Après Jérusalem, M. Rubio se rend mardi à Doha, où il devrait rencontrer le cheikh Tamim ben Hamad Al-Thani, afin de "réaffirmer le soutien total des Etats-Unis à la sécurité et la souveraineté du Qatar après l'attaque israélienne", selon le département d'Etat.

La frappe aérienne au Qatar, pays médiateur entre Israël et le Hamas et qui abrite la plus grande base aérienne américaine de la région, avait provoqué de rares critiques de Donald Trump contre Israël.

Le président américain a assuré lundi à des journalistes dans le Bureau ovale qu'Israël "ne frappera pas au Qatar".
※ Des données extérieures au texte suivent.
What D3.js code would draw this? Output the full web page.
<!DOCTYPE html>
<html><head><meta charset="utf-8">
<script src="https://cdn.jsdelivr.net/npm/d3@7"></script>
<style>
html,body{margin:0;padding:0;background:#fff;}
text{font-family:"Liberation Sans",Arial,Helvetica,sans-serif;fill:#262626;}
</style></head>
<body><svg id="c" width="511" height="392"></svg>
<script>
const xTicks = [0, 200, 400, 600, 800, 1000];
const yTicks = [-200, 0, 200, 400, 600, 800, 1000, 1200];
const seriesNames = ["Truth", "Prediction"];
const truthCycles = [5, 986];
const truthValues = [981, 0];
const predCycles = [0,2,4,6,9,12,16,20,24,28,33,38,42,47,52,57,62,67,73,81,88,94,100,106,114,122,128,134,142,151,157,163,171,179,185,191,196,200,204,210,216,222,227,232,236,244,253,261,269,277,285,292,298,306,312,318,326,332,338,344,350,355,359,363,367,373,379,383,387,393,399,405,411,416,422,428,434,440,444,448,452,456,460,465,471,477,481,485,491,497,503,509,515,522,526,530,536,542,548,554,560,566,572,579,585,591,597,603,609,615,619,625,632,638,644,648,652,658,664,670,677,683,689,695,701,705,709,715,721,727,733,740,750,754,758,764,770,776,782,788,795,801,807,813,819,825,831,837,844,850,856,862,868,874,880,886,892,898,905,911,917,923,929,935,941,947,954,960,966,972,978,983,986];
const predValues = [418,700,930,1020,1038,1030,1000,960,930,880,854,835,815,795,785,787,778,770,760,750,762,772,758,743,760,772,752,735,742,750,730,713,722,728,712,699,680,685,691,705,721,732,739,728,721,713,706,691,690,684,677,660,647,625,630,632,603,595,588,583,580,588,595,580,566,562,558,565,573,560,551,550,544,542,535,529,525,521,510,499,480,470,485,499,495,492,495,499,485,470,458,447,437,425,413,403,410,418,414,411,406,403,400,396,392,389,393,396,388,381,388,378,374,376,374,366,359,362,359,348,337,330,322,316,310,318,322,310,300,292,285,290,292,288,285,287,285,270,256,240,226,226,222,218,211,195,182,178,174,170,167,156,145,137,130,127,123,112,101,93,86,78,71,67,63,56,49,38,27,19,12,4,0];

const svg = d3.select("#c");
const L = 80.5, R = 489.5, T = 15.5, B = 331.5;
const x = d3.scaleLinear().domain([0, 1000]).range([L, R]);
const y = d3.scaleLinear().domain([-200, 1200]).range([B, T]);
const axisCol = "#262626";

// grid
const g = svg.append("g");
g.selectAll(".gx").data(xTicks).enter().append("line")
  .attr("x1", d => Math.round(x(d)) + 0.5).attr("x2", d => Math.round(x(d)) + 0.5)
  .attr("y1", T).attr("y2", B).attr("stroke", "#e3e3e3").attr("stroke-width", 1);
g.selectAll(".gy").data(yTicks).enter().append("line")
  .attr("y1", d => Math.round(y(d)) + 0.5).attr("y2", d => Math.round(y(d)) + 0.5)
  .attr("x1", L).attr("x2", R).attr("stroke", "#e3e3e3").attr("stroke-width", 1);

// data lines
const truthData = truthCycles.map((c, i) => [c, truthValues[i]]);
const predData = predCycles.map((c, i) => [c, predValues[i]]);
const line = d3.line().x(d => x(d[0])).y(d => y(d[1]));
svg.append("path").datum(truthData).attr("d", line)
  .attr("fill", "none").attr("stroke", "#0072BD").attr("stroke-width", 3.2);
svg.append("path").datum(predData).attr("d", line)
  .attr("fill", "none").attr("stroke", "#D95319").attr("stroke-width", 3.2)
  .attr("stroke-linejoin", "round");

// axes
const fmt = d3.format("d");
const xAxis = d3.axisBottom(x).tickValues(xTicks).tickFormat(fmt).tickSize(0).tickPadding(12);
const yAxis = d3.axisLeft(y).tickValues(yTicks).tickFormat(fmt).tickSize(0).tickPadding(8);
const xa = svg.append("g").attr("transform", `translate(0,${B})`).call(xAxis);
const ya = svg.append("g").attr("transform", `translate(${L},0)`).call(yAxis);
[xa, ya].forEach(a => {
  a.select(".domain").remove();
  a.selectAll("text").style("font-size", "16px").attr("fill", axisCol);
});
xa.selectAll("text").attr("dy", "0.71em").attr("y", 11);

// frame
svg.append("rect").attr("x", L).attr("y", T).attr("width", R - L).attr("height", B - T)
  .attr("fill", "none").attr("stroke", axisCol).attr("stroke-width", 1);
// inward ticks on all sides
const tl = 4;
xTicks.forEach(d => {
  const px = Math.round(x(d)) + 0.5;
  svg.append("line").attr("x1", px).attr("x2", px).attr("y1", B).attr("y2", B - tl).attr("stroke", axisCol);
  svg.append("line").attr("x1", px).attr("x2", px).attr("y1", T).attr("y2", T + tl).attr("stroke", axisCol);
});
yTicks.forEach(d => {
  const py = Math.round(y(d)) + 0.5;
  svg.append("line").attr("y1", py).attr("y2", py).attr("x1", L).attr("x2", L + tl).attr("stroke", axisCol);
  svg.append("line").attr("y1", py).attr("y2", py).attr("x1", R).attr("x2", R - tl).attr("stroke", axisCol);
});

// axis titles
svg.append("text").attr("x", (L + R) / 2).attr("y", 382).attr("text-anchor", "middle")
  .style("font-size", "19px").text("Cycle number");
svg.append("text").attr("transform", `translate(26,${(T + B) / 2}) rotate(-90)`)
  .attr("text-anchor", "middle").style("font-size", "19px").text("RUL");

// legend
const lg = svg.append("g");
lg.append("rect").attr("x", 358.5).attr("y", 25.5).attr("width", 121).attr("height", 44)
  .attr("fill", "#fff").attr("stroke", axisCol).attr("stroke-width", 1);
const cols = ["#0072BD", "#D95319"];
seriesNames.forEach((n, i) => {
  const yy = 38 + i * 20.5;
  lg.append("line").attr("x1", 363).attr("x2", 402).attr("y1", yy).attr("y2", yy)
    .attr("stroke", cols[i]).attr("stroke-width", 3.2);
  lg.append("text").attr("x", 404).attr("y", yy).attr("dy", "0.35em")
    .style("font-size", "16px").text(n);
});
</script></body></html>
Réunis lundi à Doha après l'attaque israélienne, les dirigeants arabes et musulmans ont appelé à "revoir les relations diplomatiques et économiques avec Israël et à engager des poursuites à son encontre".

Le secrétaire d'Etat américain s'est montré pessimiste quant à la possibilité d'une solution "diplomatique" à Gaza, qualifiant le Hamas d'"animaux barbares".

L'offensive israélienne à Gaza a suivi l'attaque du 7-Octobre qui a entraîné la mort de 1.219 personnes côté israélien, en majorité des civils, selon un décompte de l'AFP basé sur des données officielles.

Les représailles israéliennes ont fait au moins 64.905 morts à Gaza, selon le ministère de la Santé du territoire. L'ONU y a déclaré la famine, ce qu'Israël dément.

M. Rubio a aussi affiché la solidarité des Etats-Unis avec Israël avant un sommet coprésidé par la France et l'Arabie saoudite le 22 septembre à l'ONU, destiné à promouvoir la reconnaissance d'un Etat de Palestine, au côté d'Israël.

Une initiative largement symbolique dans la mesure où Israël s'oppose fermement à la création d'un tel Etat auquel aspirent les Palestiniens.

En soirée, le secrétaire d'Etat a rencontré à Jérusalem des familles d'otages, selon un responsable du département d'Etat. Sur les 251 personnes enlevées durant l'attaque du 7-Octobre, 47 sont encore retenues à Gaza, dont 25 décédées selon l'armée israélienne.